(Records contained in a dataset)
+===+
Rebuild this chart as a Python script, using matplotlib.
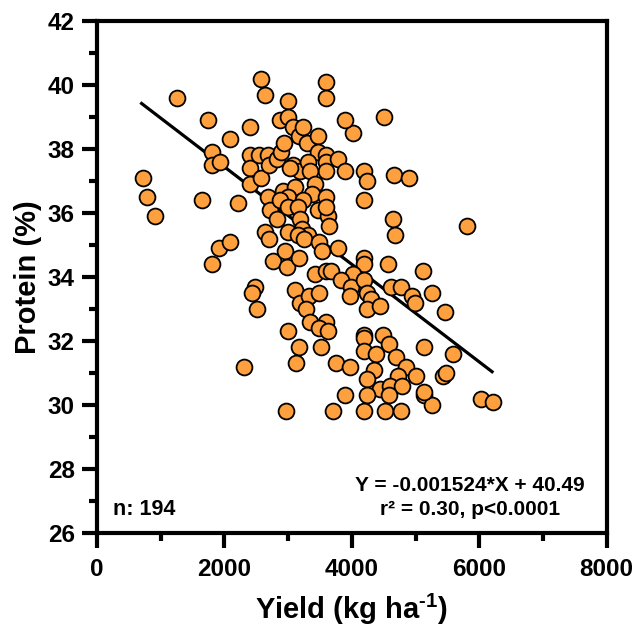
import matplotlib
matplotlib.use("Agg")
import matplotlib.pyplot as plt
import numpy as np

plt.rcParams['font.family'] = ['Liberation Sans', 'DejaVu Sans']
plt.rcParams['font.weight'] = 'bold'
plt.rcParams['mathtext.fontset'] = 'custom'
plt.rcParams['mathtext.rm'] = 'Liberation Sans:bold'
plt.rcParams['mathtext.default'] = 'rm'

# yield (kg/ha) and protein (%)
yield_kg = [720, 785, 905, 1260, 1650, 1740, 1800, 1800, 1800, 1925,
            1915, 2095, 2095, 2220, 2300, 2395, 2395, 2395, 2395, 2480,
            2435, 2505, 2575, 2640, 2545, 2570, 2690, 2700, 2825, 2895,
            2690, 2715, 2830, 2640, 2700, 2755, 2950, 2975, 2990, 2965,
            2990, 2870, 3005, 3080, 2940, 3175, 3235, 3290, 3475, 3470,
            3600, 3600, 3600, 3785, 3900, 4190, 4245, 4660, 4900, 4020,
            3900, 4500, 3600, 3600, 3080, 3185, 3315, 3340, 3030, 2925,
            3105, 3420, 3000, 3370, 2870, 3235, 3000, 3470, 3155, 3185,
            3620, 3000, 3210, 3315, 3640, 3600, 3600, 4190, 4650, 4675,
            5810, 3115, 3185, 3170, 3130, 3155, 3250, 3480, 3525, 3175,
            3785, 3420, 3600, 3680, 4195, 4195, 4565, 5110, 4020, 3835,
            3985, 4195, 3325, 3480, 3970, 4240, 4300, 4230, 4440, 4620,
            4775, 4950, 4985, 5260, 5465, 3285, 3340, 3600, 3480, 3630,
            4195, 4195, 4490, 4585, 5130, 5585, 3520, 4195, 4385, 4700,
            4845, 3745, 3965, 4345, 4725, 5010, 5430, 5485, 4240, 4440,
            4595, 4790, 4580, 3900, 4230, 5130, 5260, 5130, 6030, 6210,
            3705, 4195, 4520, 4775]
protein = [37.1, 36.5, 35.9, 39.6, 36.4, 38.9, 34.4, 37.9, 37.5, 37.6,
           34.9, 38.3, 35.1, 36.3, 31.2, 38.7, 37.8, 37.4, 36.9, 33.7,
           33.5, 33.0, 40.2, 39.7, 37.8, 37.1, 37.8, 37.5, 37.7, 37.9,
           36.5, 36.1, 35.8, 35.4, 35.2, 34.5, 34.8, 34.3, 32.3, 29.8,
           39.5, 38.9, 39.0, 38.7, 38.2, 38.4, 38.7, 38.2, 38.4, 37.9,
           37.8, 37.6, 37.3, 37.7, 37.3, 37.3, 37.0, 37.2, 37.1, 38.5,
           38.9, 39.0, 40.1, 39.6, 37.5, 37.3, 37.6, 37.3, 37.4, 36.7,
           36.8, 36.9, 36.5, 36.6, 36.4, 36.4, 36.2, 36.1, 36.2, 35.8,
           35.9, 35.4, 35.5, 35.3, 35.6, 36.5, 36.2, 36.4, 35.8, 35.3,
           35.6, 33.6, 33.2, 31.8, 31.3, 35.3, 35.2, 35.1, 34.8, 34.6,
           34.9, 34.1, 34.2, 34.2, 34.6, 34.4, 34.4, 34.2, 34.1, 33.9,
           33.7, 33.9, 33.4, 33.5, 33.4, 33.5, 33.3, 33.0, 33.1, 33.7,
           33.7, 33.4, 33.2, 33.5, 32.9, 33.0, 32.6, 32.6, 32.4, 32.3,
           32.2, 32.1, 32.2, 31.9, 31.8, 31.6, 31.8, 31.7, 31.6, 31.5,
           31.2, 31.3, 31.2, 31.1, 30.9, 30.9, 30.9, 31.0, 30.8, 30.5,
           30.6, 30.6, 30.3, 30.3, 30.3, 30.3, 30.0, 30.4, 30.2, 30.1,
           29.8, 29.8, 29.8, 29.8]

# fitted line from the chart
slope = -0.001524
intercept = 40.49
fit_range = [700, 6200]

fig = plt.figure(figsize=(6.36, 6.35), dpi=100)
ax = fig.add_axes([0.1525, 0.1606, 0.8015, 0.8063])

fx = np.array(fit_range)
ax.plot(fx, slope * fx + intercept, color='black', lw=2.3, zorder=2)
ax.scatter(yield_kg, protein, s=130, facecolor='#FFA03E', edgecolor='black',
           linewidth=1.3, zorder=3)

ax.set_xlim(0, 8000)
ax.set_ylim(26, 42)
ax.set_xticks(np.arange(0, 8001, 2000))
ax.set_xticks(np.arange(1000, 8000, 2000), minor=True)
ax.set_yticks(np.arange(26, 43, 2))
ax.set_yticks(np.arange(27, 42, 2), minor=True)

for s in ax.spines.values():
    s.set_linewidth(3)
ax.tick_params(which='major', length=11, width=3, labelsize=17.5, pad=5)
ax.tick_params(axis='x', which='major', pad=7)
ax.tick_params(which='minor', length=5.5, width=3)
for lab in ax.get_xticklabels() + ax.get_yticklabels():
    lab.set_fontweight('bold')

ax.set_xlabel('Yield (kg ha$^{\\text{-}1}$)', fontsize=21, fontweight='bold', labelpad=8)
ax.set_ylabel('Protein (%)', fontsize=21, fontweight='bold', labelpad=4)

ax.text(250, 26.72, 'n: 194', fontsize=15.5, fontweight='bold', va='center', ha='left')
ax.text(5850, 27.47, 'Y = -0.001524*X + 40.49', fontsize=15, fontweight='bold',
        va='center', ha='center')
ax.text(5850, 26.75, 'r² = 0.30, p<0.0001', fontsize=15, fontweight='bold',
        va='center', ha='center')

fig.savefig('out.png', dpi=100)
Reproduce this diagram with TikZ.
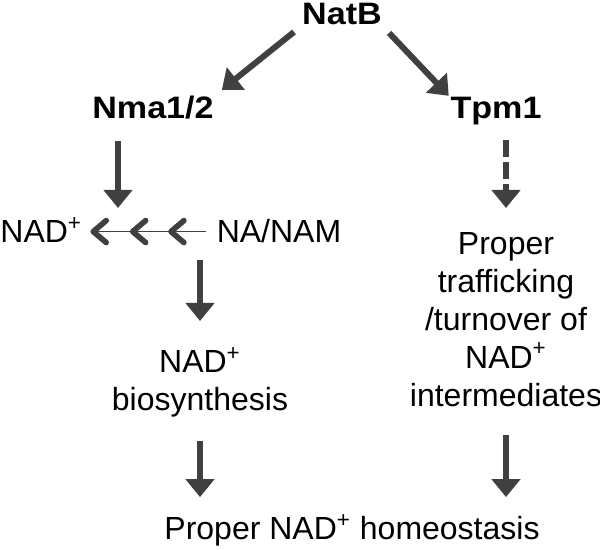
\documentclass[tikz,border=0pt]{standalone}
\usepackage{fontspec}
\setmainfont{Liberation Sans}
\newfontfamily\boldwide[FakeStretch=1.1]{Liberation Sans Bold}
\usetikzlibrary{arrows.meta, decorations.markings, positioning}
\definecolor{arrowgrey}{HTML}{404040}
\tikzset{
  chev/.tip = {Straight Barb[length=6.5pt, width=11pt, line width=2.8pt, round]},
  txt/.style = {inner sep=0pt, align=center, font=\fontsize{16}{19}\selectfont},
  head/.style = {inner sep=0pt, anchor=base, font=\fontsize{15.5}{19}\selectfont\boldwide},
  bigarrow/.style = {draw=arrowgrey, line width=3pt, -{Triangle[length=9pt, width=14pt]}},
  dasharrow/.style = {bigarrow, dash pattern=on 8.5pt off 2.5pt},
  chevline/.style = {draw=arrowgrey, line width=0.85pt, -chev,
    postaction={decorate},
    decoration={markings,
      mark=at position 0.33 with {\arrow{chev}},
      mark=at position 0.66 with {\arrow{chev}}}},
}

\begin{document}
\begin{tikzpicture}[x=0.5pt, y=-0.5pt]
    \useasboundingbox (0,0) rectangle (600,550);
    % Proteine
    \node[head] (natb) at (342,25) {NatB};
    \node[head] (nma)  at (153,119) {Nma1/2};
    \node[head] (tpm)  at (496,119) {Tpm1};
    % NAD+ e precursori
    \node[txt, anchor=base west, inner sep=4pt] (nadl) at (-8,243) {NAD\textsuperscript{+}};
    \node[txt, anchor=base, inner sep=5pt] (nanam) at (279,243) {NA/NAM};
    \coordinate (nadin) at (118,232);
    \node[txt, anchor=north] (biosyn) at (200,347) {NAD\textsuperscript{+}\\biosynthesis};
    \node[txt, anchor=north] (traffic) at (506,232)
        {Proper\\trafficking\\/turnover of\\NAD\textsuperscript{+}\\intermediates};
    \node[txt, anchor=base] (homeo) at (352,540) {Proper NAD\textsuperscript{+} homeostasis};
    % Frecce
    \draw[bigarrow, shorten <=5pt, shorten >=5pt] (natb.south west) -- (nma.north east);
    \draw[bigarrow, shorten <=5pt, shorten >=1pt] (natb.south east) -- (tpm.north west);
    \draw[bigarrow, shorten <=10.5pt, shorten >=12pt] (nma.south -| nadin) -- (nadin);
    \draw[dasharrow, shorten <=7pt, shorten >=12pt] (tpm.south -| traffic.north) -- (traffic.north);
    \draw[chevline] (nanam.west) -- (nanam.west -| nadl.east);
    \draw[bigarrow, shorten <=3pt, shorten >=13pt] (nanam.south -| biosyn.north) -- (biosyn.north);
    \draw[bigarrow, shorten <=11.5pt, shorten >=8.5pt] (biosyn.south) -- (biosyn.south |- homeo.north);
    \draw[bigarrow, shorten <=14pt, shorten >=8.5pt] (traffic.south) -- (traffic.south |- homeo.north);
\end{tikzpicture}
\end{document}
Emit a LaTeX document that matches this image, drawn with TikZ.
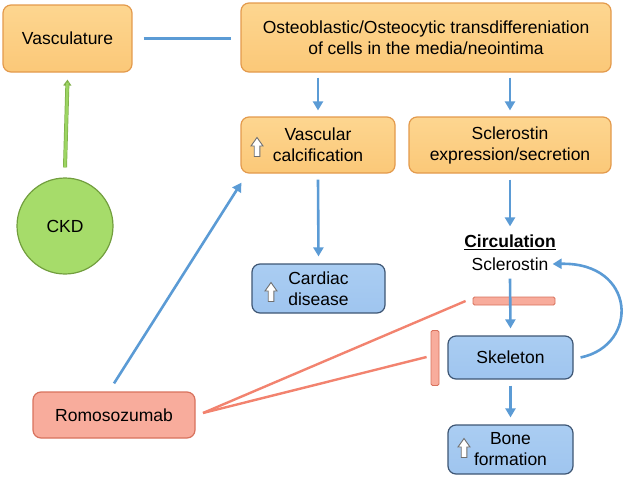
\documentclass[tikz,border=0pt]{standalone}
\usepackage{fontspec}
\setmainfont{Liberation Sans}
\usetikzlibrary{arrows.meta,calc}
\definecolor{orfill}{HTML}{FBC878}
\definecolor{orfilltop}{HTML}{FDD690}
\definecolor{ordraw}{HTML}{E39A4C}
\definecolor{blfill}{HTML}{9FC5EF}
\definecolor{blfilltop}{HTML}{AACDF2}
\definecolor{bldraw}{HTML}{3E5674}
\definecolor{rdfill}{HTML}{F8AC9C}
\definecolor{rddraw}{HTML}{D8725D}
\definecolor{grfill}{HTML}{A6DC6A}
\definecolor{grdraw}{HTML}{729E3E}
\definecolor{blline}{HTML}{5B9BD5}
\definecolor{rdline}{HTML}{F2836F}
\definecolor{grline}{HTML}{9CD562}
\definecolor{icongray}{HTML}{6F6F6F}
\begin{document}
\begin{tikzpicture}[x=1pt,y=-1pt,
  every node/.style={font=\fontsize{17.5}{21}\selectfont, align=center, inner sep=0pt},
  obox/.style={draw=ordraw, line width=1.2pt, rounded corners=8pt, top color=orfilltop, bottom color=orfill},
  bbox/.style={draw=bldraw, line width=1.2pt, rounded corners=8pt, top color=blfilltop, bottom color=blfill},
  rbox/.style={draw=rddraw, line width=1.2pt, rounded corners=8pt, fill=rdfill},
  barrow/.style={draw=blline, line width=2.6pt, -{Triangle[length=9pt,width=10pt]}},
  bline/.style={draw=blline, line width=2.6pt},
  rline/.style={draw=rdline, line width=2.4pt},
  rbar/.style={draw=rddraw, line width=0.8pt, fill=rdfill, rounded corners=1.5pt},
  uparr/.pic={\draw[fill=white, draw=icongray, line width=0.9pt, line join=miter]
     (-2.8,9.5) -- (-2.8,-1) -- (-6,-1) -- (0,-9.5) -- (6,-1) -- (2.8,-1) -- (2.8,9.5) -- cycle;}
]
\useasboundingbox (0,0) rectangle (624,477);

\node[obox, minimum width=129pt, minimum height=67pt] (vasc) at (67.5,38.5) {Vasculature};
\node[obox, minimum width=370pt, minimum height=69pt] (osteo) at (426,37.5)
  {Osteoblastic/Osteocytic transdiffereniation\\of cells in the media/neointima};
\node[obox, minimum width=154pt, minimum height=56pt] (vcalc) at (318,145) {Vascular\\calcification};
\node[obox, minimum width=202pt, minimum height=56pt] (sexp) at (510,145) {Sclerostin\\expression/secretion};
\node[bbox, minimum width=133pt, minimum height=49pt] (card) at (318.5,288.5) {Cardiac\\disease};
\node (circ) at (510,242) {\textbf{\underline{Circulation}}};
\node (sclr) at (510,264) {Sclerostin};
\node[bbox, minimum width=125pt, minimum height=43pt] (skel) at (510.5,357.5) {Skeleton};
\node[bbox, minimum width=125pt, minimum height=49pt] (bone) at (510.5,449.5) {Bone\\formation};
\node[rbox, minimum width=162pt, minimum height=46pt] (romo) at (114,415) {Romosozumab};
\node[circle, draw=grdraw, line width=1.2pt, fill=grfill, minimum size=96pt] (ckd) at (65,226) {CKD};

\node[rbar, minimum width=82pt, minimum height=8pt] (hbar) at (514,301) {};
\node[rbar, minimum width=8pt, minimum height=55pt] (vbar) at (435,358) {};

\pic at (257,147) {uparr};
\pic at (271,292) {uparr};
\pic at (464,448) {uparr};

% connectors
\draw[bline] ([xshift=11pt]vasc.east) -- ([xshift=-9pt]vasc.east -| osteo.west);
\draw[barrow] ([yshift=-5pt]osteo.south -| vcalc) -- ([yshift=6pt]vcalc.north);
\draw[barrow] ([yshift=-5pt]osteo.south -| sexp) -- ([yshift=6pt]sexp.north);
\draw[barrow] ([yshift=-6pt]vcalc.south) -- ([yshift=7pt]card.north);
\draw[barrow] ([yshift=-6pt]sexp.south) -- ([yshift=8pt]circ.north);
\draw[barrow] ([yshift=-8pt]sclr.south) -- ([yshift=7pt]skel.north);
\draw[barrow] ([yshift=-6pt]skel.south) -- ([yshift=7pt]bone.north);
\draw[barrow] ([xshift=7pt]skel.east) .. controls (640,345) and (636,262) .. ([xshift=4pt]sclr.east);
\draw[barrow] ([yshift=8pt]romo.north) -- ([xshift=1pt,yshift=-9pt]vcalc.south west);
\draw[draw=grdraw!70!grline, line width=4pt, -{Triangle[length=6pt,width=8pt]}]
  ([yshift=10pt]ckd.north) -- ([yshift=-7pt]vasc.south);
\draw[draw=grline, line width=2.6pt, shorten >=1pt]
  ([yshift=10pt]ckd.north) -- ([yshift=-9pt]vasc.south);

\coordinate (rs) at (203,413);
\draw[rline] (rs) -- ([xshift=-7pt]hbar.west);
\draw[rline] (rs) -- ([xshift=-4pt,yshift=1pt]vbar.west);
\end{tikzpicture}
\end{document}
+===+
_WRITTEN REQUEST:_ Copy exactly the lines running from the beginning of the listing through the line that has "plt.rcParams['mathtext.default'] = 'rm'". Drop the pictures.

_EXERCISE RESPONSE:_
Rebuild this chart as a Python script, using matplotlib.
import matplotlib
matplotlib.use("Agg")
import matplotlib.pyplot as plt
import numpy as np

plt.rcParams['font.family'] = ['Liberation Sans', 'DejaVu Sans']
plt.rcParams['font.weight'] = 'bold'
plt.rcParams['mathtext.fontset'] = 'custom'
plt.rcParams['mathtext.rm'] = 'Liberation Sans:bold'
plt.rcParams['mathtext.default'] = 'rm'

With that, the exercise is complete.